● **Task details**:
Nothing after the line with "const territoryX = [-15, 48, 111, 174, 237.5, 301, 364, 427];" belongs in the copy; extract the lines below from the top through that line, pictures left out.

● **Data**:

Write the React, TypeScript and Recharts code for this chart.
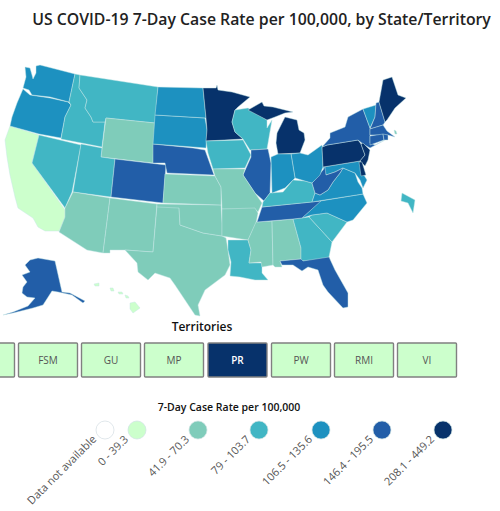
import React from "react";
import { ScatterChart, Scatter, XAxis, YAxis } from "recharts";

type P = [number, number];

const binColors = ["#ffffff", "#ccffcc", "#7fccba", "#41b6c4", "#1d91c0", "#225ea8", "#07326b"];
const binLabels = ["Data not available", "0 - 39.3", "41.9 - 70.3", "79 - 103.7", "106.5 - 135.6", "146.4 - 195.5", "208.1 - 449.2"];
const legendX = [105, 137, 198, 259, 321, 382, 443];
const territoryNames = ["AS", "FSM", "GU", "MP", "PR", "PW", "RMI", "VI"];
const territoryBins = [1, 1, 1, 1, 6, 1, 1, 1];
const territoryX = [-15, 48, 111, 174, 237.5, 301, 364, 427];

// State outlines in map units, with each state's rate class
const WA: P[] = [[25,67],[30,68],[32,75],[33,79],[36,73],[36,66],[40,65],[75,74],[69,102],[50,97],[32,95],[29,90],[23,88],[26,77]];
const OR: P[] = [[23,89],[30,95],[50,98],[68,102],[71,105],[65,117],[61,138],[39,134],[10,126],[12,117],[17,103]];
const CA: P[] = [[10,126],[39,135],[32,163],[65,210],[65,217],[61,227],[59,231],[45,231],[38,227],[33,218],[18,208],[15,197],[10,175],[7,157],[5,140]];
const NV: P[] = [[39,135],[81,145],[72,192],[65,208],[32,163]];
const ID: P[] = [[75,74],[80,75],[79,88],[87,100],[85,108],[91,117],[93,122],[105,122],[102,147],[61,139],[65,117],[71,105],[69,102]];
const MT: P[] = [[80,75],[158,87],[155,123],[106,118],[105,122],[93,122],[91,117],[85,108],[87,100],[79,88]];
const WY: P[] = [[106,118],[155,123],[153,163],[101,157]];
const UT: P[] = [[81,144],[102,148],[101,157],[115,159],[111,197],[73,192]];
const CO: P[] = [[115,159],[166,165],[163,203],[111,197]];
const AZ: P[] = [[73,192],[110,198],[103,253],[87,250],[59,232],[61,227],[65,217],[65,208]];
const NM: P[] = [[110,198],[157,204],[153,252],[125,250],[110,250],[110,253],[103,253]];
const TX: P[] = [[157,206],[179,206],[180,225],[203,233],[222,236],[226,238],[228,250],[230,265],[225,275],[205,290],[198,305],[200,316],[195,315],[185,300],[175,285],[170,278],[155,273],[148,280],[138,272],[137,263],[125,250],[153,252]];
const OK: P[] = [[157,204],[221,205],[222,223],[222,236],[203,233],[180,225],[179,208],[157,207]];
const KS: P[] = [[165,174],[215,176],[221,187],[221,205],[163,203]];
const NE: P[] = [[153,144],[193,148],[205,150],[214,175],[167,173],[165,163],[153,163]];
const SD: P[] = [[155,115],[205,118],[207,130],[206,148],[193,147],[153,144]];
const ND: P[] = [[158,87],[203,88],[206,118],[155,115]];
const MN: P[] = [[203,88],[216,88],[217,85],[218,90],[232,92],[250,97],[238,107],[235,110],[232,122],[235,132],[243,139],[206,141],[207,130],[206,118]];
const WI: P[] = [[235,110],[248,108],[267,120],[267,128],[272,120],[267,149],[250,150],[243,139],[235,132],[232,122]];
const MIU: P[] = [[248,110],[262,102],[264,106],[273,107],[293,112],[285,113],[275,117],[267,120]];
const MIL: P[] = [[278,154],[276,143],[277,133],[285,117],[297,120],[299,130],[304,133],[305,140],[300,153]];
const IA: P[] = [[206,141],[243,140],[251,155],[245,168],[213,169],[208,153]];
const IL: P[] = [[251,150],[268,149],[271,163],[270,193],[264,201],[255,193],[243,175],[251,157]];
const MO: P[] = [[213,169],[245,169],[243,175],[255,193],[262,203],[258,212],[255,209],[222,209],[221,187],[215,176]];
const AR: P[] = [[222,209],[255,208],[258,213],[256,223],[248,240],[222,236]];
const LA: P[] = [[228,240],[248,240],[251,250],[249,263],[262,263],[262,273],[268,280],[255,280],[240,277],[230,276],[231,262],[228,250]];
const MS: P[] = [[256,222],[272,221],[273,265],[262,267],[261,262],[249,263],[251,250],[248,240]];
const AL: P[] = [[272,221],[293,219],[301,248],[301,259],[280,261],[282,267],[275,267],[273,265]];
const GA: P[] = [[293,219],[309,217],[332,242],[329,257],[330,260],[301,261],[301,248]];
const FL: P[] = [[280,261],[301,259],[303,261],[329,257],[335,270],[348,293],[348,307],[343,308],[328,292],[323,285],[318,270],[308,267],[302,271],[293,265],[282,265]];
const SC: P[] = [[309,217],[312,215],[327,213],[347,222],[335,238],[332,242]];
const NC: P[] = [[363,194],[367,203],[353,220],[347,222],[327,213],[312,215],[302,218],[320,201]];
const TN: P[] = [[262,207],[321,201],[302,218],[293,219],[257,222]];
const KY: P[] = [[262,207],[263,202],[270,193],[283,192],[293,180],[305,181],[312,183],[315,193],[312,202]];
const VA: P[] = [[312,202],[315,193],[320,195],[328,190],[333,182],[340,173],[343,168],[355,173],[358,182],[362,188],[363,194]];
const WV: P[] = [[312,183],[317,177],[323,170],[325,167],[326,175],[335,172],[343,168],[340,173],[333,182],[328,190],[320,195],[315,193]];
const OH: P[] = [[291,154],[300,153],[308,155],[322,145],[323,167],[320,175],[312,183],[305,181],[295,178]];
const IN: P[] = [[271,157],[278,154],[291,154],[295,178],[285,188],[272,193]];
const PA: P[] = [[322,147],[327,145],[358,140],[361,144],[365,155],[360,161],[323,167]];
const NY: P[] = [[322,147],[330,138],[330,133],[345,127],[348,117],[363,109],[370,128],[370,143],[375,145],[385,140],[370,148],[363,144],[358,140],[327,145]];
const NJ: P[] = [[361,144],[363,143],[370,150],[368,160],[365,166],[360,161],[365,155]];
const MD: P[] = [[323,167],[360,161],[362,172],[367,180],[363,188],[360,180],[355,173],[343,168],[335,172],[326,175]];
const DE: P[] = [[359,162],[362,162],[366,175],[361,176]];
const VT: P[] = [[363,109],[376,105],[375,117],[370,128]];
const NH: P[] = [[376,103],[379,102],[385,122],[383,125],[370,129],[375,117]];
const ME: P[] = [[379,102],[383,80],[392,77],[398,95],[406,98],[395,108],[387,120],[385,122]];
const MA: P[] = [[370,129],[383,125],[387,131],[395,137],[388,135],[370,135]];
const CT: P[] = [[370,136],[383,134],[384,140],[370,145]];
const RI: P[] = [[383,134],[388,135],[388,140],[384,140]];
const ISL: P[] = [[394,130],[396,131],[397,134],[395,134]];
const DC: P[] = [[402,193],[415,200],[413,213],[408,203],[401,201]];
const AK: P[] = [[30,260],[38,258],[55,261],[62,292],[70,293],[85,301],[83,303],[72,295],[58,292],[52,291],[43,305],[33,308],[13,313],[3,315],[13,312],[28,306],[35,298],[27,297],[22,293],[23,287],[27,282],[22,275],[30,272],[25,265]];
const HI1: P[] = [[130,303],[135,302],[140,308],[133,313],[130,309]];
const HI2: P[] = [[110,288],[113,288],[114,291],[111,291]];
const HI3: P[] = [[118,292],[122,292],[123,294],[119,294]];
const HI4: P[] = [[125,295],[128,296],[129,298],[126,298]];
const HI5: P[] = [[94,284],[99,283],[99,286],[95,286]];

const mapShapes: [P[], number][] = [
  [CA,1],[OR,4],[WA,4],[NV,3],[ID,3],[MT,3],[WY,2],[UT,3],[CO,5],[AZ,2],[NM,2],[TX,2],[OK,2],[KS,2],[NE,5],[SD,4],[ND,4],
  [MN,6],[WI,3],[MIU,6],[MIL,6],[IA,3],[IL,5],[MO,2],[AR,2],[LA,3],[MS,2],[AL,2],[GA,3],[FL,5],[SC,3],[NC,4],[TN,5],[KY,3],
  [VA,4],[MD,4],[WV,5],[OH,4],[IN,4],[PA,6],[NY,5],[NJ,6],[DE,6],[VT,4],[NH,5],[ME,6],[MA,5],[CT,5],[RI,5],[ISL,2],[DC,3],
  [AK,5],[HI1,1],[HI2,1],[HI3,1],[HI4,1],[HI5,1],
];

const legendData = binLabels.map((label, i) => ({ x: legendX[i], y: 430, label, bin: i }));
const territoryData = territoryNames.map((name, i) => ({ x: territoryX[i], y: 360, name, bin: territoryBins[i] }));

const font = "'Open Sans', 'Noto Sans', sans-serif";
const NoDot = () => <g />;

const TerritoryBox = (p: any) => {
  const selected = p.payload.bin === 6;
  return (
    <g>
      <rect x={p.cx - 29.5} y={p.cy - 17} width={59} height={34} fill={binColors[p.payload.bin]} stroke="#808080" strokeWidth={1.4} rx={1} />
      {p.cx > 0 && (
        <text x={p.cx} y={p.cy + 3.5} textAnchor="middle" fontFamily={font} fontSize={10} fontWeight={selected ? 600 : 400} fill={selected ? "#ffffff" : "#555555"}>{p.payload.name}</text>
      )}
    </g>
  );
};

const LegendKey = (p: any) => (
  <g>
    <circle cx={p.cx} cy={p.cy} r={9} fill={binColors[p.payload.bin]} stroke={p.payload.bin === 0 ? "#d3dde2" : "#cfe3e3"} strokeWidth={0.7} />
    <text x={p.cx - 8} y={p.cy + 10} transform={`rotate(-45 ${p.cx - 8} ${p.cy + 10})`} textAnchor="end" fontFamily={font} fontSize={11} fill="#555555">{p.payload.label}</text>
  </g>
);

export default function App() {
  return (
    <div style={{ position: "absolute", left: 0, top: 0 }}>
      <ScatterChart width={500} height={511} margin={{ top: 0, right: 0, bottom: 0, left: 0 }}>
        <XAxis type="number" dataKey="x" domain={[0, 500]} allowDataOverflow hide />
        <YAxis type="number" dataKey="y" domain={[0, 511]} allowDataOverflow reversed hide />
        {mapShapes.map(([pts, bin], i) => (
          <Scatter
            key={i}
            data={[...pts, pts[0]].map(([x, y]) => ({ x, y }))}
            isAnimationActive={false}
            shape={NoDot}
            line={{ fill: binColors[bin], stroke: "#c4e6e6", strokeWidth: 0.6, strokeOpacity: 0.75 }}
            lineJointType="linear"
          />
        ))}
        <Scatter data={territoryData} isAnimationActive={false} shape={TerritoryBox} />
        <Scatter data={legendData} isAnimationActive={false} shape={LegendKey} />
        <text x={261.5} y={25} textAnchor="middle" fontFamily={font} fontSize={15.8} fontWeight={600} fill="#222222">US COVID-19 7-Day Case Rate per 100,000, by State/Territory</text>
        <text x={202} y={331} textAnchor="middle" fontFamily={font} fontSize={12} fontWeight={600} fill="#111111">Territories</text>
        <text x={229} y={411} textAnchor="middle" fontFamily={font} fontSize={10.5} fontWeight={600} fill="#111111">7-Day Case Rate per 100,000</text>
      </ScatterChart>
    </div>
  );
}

● **Answer below**:
Write the React, TypeScript and Recharts code for this chart.
import React from "react";
import { ScatterChart, Scatter, XAxis, YAxis } from "recharts";

type P = [number, number];

const binColors = ["#ffffff", "#ccffcc", "#7fccba", "#41b6c4", "#1d91c0", "#225ea8", "#07326b"];
const binLabels = ["Data not available", "0 - 39.3", "41.9 - 70.3", "79 - 103.7", "106.5 - 135.6", "146.4 - 195.5", "208.1 - 449.2"];
const legendX = [105, 137, 198, 259, 321, 382, 443];
const territoryNames = ["AS", "FSM", "GU", "MP", "PR", "PW", "RMI", "VI"];
const territoryBins = [1, 1, 1, 1, 6, 1, 1, 1];
const territoryX = [-15, 48, 111, 174, 237.5, 301, 364, 427];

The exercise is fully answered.